Exactly-Once Guarantee
When the record stream sources can support it, the Ocient loading infrastructure is capable of providing exactly-once semantics for every record loaded. This means that the record source and the query layer can be guaranteed that every record presented for load is not only not lost (no “gaps” exist) but also not duplicated. On the surface, this seems like an obvious and simple requirement, but at millions of records per second in a fault-tolerant distributed system, it is extremely non-trivial to provide this guarantee. The loading systems of other database engines can also provide this guarantee, but often with caveats that might not be acceptable. For example, executing a sequence ofINSERT INTO statements within the context of a transaction is a possible approach, but distributed transaction processing does not easily scale to millions of records per second. Beyond that, there is the issue of how to manage inter-transaction guarantees that place additional requirements on the data sources.
If transactions are not in use, it is generally not possible to provide exactly-once guarantees without a bi-directional contract executed by the record source and the loading system. In a very common form of this contract, the loading system provides the exactly-once guarantee by guaranteeing it will de-duplicate any records presented more than once (i.e., the loading system is idempotent with respect to record insertions). Then, the source can safely re-send any records the loading system does not indicate it has received. So long as the source resends anything it has not been explicitly told was received (and made durable) the two endpoints can together guarantee every record will be present exactly one time.
When this approach is taken, the loading system’s job becomes simple deduplication. On some systems, this is achieved using unique record identifiers. First, the source must be able to indicate a column or set of columns whose values taken together for any particular record uniquely identify it. Then, for each record inserted, a hash set or other structure is consulted. If the unique identifier is not present, it is inserted, if it is, the record is silently dropped. While technically cheap to implement, this scheme suffers because the set structure cannot be allowed to grow indefinitely, and therefore some time or size based bound is placed on the exactly-once guarantee. An additional significant issue is that it is challenging and expensive to ensure the set structure is replicated or distributed amongst all nodes participating in the loading system. This presents correctness and scalability challenges to the exactly-once guarantee.

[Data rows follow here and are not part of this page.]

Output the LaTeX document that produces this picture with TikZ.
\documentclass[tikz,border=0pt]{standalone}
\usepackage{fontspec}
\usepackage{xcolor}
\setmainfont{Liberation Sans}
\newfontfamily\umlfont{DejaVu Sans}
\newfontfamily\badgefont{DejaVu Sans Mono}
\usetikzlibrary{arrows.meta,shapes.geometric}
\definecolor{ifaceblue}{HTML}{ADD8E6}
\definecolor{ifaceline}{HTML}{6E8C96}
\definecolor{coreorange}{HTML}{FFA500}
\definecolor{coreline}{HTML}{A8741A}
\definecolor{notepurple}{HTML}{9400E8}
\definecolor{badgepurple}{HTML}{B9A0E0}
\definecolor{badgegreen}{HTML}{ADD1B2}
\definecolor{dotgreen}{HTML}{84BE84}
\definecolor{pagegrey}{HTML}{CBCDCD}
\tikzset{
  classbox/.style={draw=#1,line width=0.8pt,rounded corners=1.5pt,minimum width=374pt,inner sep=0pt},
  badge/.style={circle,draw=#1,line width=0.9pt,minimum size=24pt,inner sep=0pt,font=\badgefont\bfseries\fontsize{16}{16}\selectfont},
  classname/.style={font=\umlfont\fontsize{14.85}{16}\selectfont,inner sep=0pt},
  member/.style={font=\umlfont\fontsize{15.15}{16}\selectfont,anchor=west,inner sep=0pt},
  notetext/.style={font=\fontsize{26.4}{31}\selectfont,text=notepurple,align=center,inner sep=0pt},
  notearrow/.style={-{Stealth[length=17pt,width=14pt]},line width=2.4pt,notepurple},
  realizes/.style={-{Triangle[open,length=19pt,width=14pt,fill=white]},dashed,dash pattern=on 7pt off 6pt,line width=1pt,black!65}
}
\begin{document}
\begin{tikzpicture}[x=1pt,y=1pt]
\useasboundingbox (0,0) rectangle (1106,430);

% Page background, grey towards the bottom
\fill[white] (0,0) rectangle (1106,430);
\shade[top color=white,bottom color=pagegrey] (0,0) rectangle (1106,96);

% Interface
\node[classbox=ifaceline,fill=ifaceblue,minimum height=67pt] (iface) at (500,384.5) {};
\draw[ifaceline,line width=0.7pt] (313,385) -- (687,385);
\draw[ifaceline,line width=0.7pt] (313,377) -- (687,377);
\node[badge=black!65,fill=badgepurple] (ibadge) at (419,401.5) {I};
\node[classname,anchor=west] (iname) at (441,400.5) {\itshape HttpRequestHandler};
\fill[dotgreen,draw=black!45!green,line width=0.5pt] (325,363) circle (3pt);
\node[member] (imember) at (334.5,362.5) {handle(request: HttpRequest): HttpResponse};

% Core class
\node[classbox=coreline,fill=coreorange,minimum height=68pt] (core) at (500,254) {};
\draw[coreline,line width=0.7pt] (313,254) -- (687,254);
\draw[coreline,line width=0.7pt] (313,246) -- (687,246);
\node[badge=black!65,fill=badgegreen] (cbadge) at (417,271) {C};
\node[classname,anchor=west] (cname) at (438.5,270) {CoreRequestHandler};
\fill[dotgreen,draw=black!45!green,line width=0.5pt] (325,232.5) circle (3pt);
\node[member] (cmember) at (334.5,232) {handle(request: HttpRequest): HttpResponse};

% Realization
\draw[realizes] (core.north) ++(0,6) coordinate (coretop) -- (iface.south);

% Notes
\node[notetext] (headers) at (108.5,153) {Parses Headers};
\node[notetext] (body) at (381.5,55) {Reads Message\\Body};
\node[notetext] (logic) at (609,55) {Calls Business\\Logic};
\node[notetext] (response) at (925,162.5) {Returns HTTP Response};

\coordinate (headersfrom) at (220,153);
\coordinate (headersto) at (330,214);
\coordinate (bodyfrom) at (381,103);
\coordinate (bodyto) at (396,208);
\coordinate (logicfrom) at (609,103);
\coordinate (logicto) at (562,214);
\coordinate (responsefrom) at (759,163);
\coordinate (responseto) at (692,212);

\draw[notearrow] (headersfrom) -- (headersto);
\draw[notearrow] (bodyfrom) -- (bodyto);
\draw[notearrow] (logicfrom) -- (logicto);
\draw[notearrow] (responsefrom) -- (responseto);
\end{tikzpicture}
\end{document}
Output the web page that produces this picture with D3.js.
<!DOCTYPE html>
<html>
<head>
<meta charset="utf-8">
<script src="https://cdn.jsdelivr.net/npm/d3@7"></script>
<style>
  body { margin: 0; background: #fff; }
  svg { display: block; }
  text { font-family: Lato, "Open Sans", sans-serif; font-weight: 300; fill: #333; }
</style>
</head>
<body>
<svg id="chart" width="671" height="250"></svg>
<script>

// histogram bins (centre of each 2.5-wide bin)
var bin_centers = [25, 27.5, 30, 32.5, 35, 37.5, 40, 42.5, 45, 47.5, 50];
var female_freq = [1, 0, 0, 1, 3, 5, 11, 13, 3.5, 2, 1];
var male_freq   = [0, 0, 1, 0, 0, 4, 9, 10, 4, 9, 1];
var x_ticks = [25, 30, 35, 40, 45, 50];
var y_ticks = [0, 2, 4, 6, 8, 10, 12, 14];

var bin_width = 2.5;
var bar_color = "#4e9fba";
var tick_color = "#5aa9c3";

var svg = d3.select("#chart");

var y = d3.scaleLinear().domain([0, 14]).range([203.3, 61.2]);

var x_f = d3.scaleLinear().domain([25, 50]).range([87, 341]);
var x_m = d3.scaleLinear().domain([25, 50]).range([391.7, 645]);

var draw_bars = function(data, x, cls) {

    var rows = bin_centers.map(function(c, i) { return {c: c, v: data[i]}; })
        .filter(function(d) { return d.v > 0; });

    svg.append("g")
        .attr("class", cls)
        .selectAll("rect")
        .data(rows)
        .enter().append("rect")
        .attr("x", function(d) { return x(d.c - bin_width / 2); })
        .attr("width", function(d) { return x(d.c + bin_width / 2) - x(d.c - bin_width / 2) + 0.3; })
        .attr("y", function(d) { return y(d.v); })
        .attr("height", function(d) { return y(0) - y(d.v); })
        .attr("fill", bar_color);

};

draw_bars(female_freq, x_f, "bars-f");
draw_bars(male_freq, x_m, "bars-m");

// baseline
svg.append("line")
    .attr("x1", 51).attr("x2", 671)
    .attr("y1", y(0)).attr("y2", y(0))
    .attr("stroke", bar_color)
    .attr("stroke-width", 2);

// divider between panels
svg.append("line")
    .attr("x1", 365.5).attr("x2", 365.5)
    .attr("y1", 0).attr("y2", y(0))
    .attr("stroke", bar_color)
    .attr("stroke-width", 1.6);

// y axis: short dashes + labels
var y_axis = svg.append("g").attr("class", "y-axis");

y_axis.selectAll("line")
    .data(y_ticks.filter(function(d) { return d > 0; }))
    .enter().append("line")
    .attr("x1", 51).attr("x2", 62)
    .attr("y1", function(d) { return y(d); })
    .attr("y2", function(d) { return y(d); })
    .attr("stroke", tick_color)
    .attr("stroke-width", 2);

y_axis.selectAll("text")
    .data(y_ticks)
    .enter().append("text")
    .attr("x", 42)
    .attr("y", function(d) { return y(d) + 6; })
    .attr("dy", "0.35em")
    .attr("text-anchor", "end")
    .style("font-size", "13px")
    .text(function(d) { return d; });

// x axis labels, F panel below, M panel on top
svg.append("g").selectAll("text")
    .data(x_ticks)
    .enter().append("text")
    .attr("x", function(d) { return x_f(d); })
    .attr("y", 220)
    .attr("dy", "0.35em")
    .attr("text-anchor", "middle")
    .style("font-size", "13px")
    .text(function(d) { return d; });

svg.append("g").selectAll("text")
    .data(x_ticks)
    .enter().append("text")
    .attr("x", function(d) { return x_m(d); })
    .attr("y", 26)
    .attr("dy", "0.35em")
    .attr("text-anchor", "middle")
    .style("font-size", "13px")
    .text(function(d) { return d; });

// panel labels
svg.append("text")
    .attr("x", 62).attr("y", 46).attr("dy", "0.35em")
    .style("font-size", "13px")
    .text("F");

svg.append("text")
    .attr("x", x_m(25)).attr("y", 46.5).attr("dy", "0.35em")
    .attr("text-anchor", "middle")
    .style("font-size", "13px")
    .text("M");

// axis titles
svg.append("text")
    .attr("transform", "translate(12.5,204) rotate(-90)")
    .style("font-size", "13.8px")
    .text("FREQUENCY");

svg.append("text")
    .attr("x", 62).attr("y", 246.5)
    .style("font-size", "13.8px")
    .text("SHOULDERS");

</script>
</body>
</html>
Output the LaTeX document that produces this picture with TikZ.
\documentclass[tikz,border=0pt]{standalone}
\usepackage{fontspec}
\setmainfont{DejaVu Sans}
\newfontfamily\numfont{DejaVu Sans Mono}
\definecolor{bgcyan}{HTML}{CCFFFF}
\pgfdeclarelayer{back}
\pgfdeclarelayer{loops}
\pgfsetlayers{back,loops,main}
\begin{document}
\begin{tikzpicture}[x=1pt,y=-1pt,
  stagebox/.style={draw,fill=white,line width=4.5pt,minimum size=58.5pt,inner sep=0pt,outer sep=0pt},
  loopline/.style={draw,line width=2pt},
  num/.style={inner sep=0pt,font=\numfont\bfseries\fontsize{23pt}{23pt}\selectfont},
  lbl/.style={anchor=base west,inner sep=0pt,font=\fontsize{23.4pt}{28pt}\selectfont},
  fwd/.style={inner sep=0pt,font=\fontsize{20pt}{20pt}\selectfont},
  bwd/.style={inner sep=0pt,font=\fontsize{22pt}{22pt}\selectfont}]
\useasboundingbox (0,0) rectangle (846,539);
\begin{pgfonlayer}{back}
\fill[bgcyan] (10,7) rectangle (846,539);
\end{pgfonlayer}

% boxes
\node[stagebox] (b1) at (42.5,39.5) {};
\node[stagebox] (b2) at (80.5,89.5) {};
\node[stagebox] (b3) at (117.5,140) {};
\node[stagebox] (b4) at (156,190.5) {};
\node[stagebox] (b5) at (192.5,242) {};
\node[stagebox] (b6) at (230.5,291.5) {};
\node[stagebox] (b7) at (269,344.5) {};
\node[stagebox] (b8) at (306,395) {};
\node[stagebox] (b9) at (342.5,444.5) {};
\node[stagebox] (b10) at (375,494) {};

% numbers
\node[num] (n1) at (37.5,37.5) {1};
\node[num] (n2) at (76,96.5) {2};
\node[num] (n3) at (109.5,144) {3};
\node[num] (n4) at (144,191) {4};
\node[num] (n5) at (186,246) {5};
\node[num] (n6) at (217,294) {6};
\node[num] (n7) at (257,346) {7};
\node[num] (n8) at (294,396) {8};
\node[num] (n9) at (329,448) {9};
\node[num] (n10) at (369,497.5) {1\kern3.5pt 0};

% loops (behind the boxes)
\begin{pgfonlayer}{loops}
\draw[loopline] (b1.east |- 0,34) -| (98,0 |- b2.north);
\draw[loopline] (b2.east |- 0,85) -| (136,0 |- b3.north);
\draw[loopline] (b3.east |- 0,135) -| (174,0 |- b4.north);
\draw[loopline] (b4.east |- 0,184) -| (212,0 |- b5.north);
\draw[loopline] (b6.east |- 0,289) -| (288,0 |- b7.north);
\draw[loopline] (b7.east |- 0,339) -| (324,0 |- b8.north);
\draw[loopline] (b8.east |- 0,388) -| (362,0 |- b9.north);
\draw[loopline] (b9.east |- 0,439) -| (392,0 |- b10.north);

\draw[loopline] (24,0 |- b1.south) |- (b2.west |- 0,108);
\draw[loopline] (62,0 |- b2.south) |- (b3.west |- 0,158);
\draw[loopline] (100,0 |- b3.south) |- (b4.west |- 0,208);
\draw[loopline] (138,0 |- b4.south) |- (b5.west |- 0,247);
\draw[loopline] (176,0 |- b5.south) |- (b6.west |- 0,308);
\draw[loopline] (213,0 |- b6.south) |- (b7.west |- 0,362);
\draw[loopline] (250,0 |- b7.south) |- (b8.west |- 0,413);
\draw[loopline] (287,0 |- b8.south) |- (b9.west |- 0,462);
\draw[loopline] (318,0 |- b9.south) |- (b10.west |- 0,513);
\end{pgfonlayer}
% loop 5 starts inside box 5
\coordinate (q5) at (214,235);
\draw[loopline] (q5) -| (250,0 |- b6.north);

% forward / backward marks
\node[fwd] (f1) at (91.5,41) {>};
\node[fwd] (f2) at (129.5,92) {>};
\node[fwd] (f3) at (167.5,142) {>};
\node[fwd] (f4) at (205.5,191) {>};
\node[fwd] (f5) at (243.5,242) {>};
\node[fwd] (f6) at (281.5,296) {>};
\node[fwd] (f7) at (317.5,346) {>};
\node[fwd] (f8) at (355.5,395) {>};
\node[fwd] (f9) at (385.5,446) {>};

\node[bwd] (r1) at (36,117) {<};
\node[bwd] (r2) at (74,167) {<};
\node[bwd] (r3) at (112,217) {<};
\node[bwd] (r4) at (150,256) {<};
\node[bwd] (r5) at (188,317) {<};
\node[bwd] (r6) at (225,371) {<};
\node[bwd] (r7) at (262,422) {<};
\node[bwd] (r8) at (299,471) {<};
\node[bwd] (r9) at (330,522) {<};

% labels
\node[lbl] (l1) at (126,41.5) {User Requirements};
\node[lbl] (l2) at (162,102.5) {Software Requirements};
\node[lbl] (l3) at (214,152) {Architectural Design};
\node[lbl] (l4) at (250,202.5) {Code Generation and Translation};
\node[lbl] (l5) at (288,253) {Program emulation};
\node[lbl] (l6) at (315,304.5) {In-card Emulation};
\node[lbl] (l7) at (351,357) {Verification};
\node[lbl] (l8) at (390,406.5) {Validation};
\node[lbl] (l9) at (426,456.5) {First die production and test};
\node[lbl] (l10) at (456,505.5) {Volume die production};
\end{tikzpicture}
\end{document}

The Ocient loading system takes the idempotent deduplication approach, but performs its deduplication checks in a different manner. The crux of the scheme is that most systems that aim for exactly-once guarantees are also able to replay their record streams in the same order. This is true for queuing systems such as as well as file sources such as files stored in S3. Due to this property, the Ocient deduplication scheme tracks a durability horizon for each distinct record stream. Recall that a record stream is an ordered sequence of records. The durability horizon is an ever-advancing offset into a stream that indicates the record at which the data warehouse guarantees all previous records up to and including that record, for that stream, are guaranteed durable. Using this scheme, the source can easily identify the set of records it should send or re-send. In the loading system, deduplication becomes cheap in both time and space: the system need only store the durability horizon per stream (instead of an unbounded set), and deduplication checks are as simple as a basic interval check comparing whether or not sequences of records stored in pages overlap.